IDC urges Microsoft to cut price of Windows 8 and Surface tablets

Microsoft Surface

Market watcher IDC has urged Microsoft to lower the price of its Surface RT device, if it is serious about taking the tablet market by storm.

The software giant introduced the Surface RT in October 2012, and IDC claims Microsoft has shipped 900,000 of the devices worldwide since then.

The Surface RT was initially sold through Microsoft retail stores and online outlets, which has previously been blamed by industry watchers for "modest sales" of the device.

To put those figures into context, Apple sold three million first generation iPads in the US during its first 80 days on sale in 2010.

Ryan Reith, programme manager of mobile device trackers at IDC, said Windows 8 and RT tablets failed to gain much ground during the fourth quarter of 2012.

"The reaction to the company's Surface with Windows RT tablet was muted at best...[and] we believe that Microsoft and its partners need to quickly adjust to the market realities of smaller screens and lower prices," said Reith.

"In the long run, consumers may grow to believe that high-end computing tablets with desktop operating systems are worth a higher premium than other tablets, but until then ASPs (average selling prices) on Windows 8 and Windows RT devices need to come down to drive higher volumes," he added.

Meanwhile, the analyst's Worldwide Quarterly Tablet Tracker revealed that while Microsoft may not be taking over the tablet market just yet - companies like Samsung and are doing some serious damage to Apple's market share.

The IDC figures showed that Apple's market shared dropped for the second quarter in a row during Q4, dropping to 43.6 per cent in 2012 from 46.4 per cent in Q4 2011.

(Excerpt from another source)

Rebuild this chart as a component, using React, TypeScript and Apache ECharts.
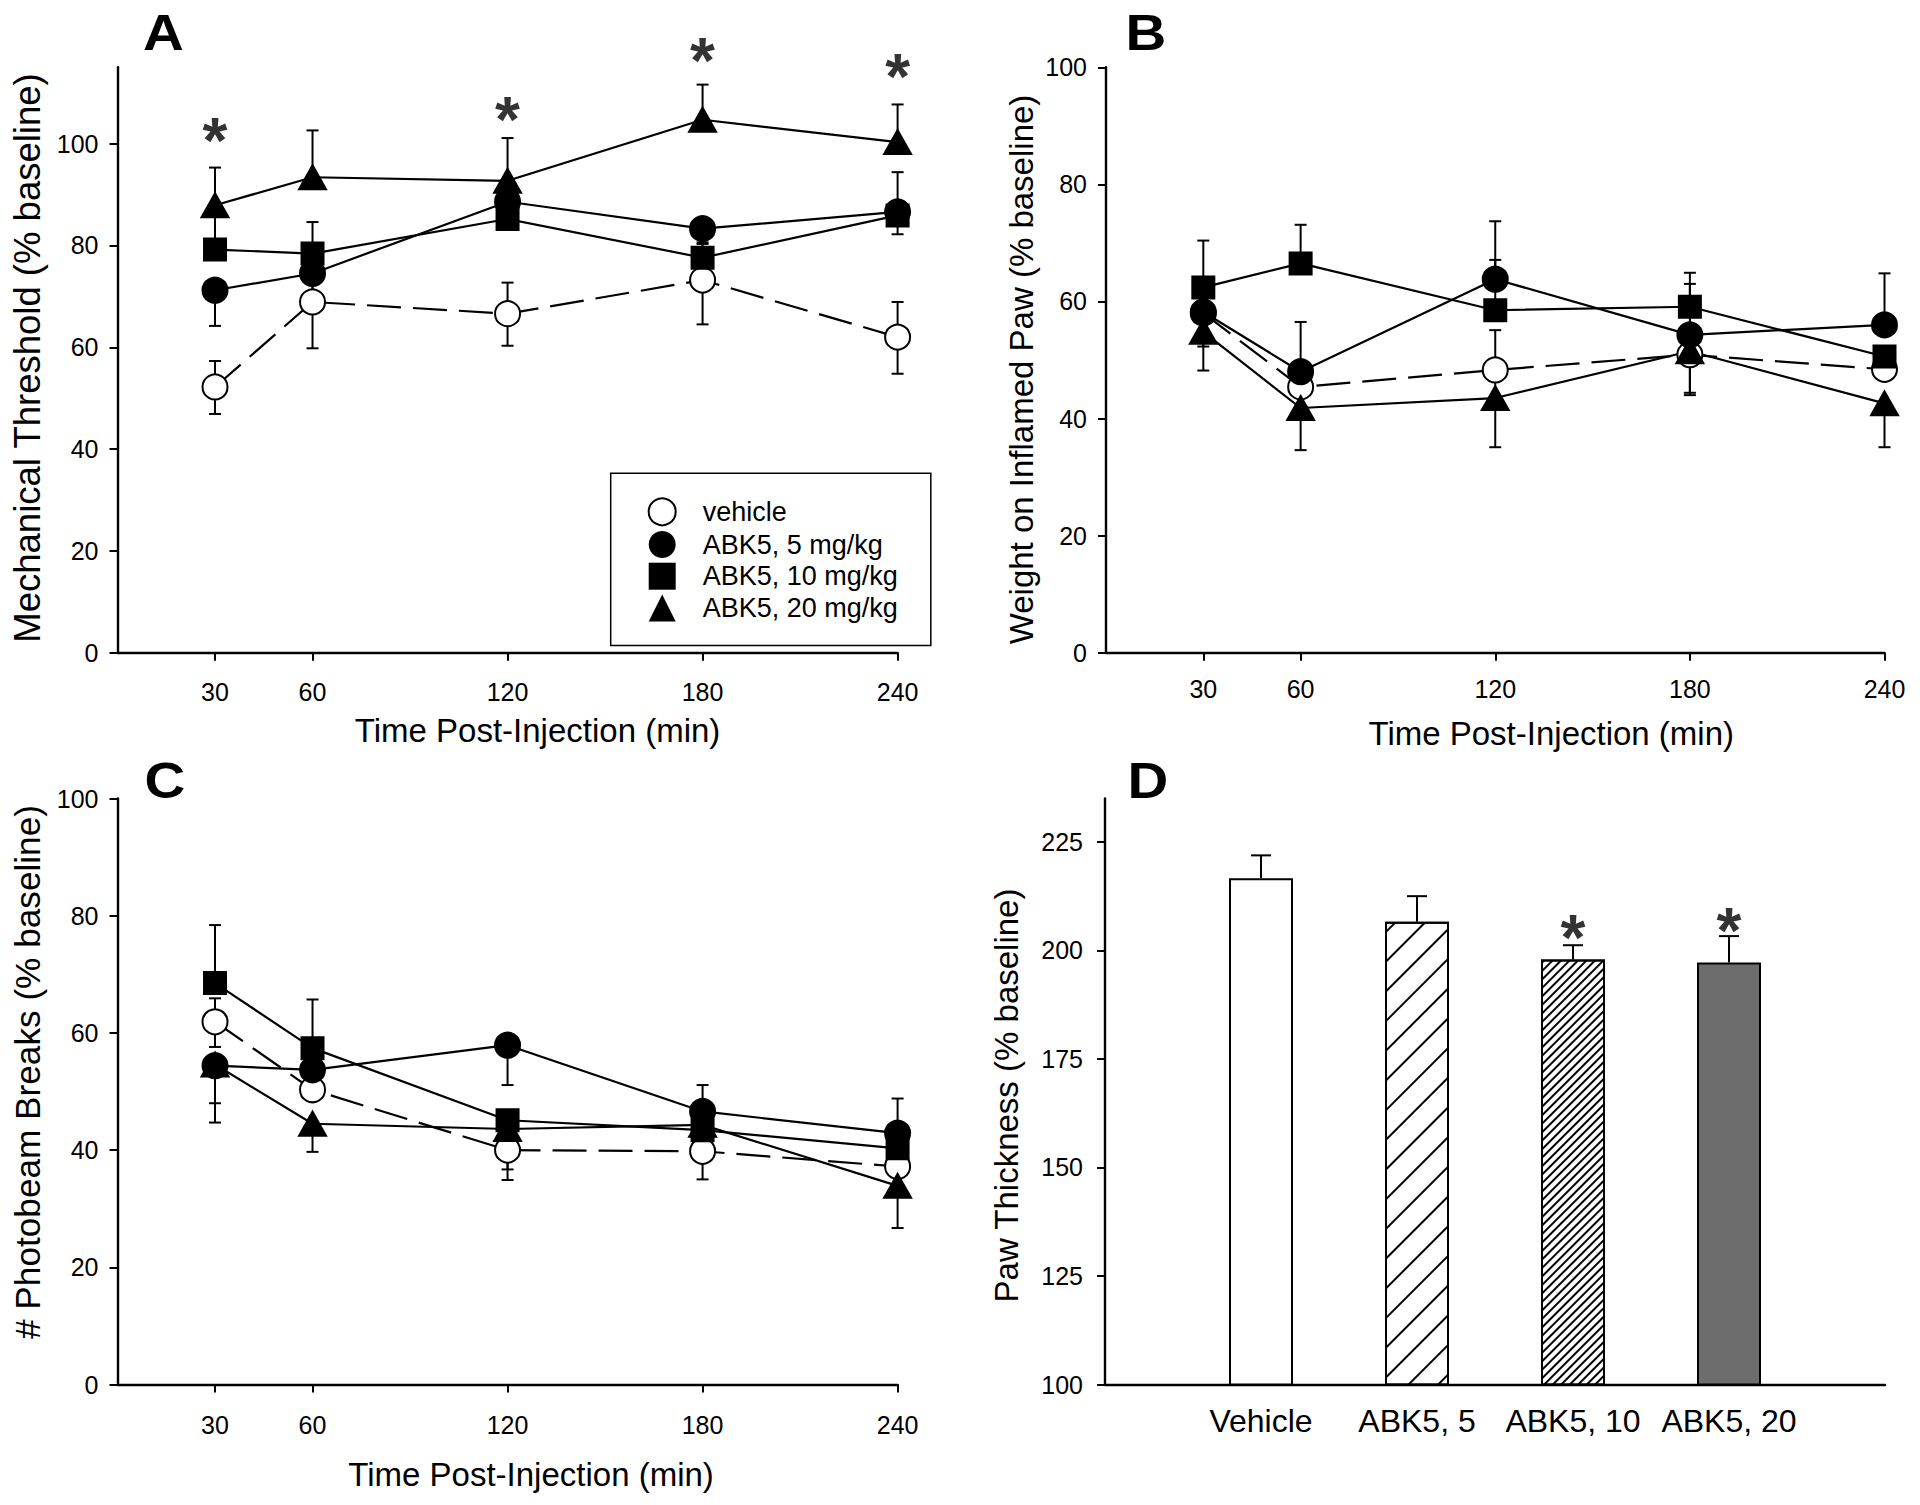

Tom Mainelli, research director for Tablets at IDC, said the overall tablet market is growing as predicted.

"We expected a very strong fourth quarter, and the market didn't disappoint," Mainelli continued.

"New product launches from the category's top vendors, as well as new entrant Microsoft, led to a surge in consumer interest and very robust shipments totals during the holiday season."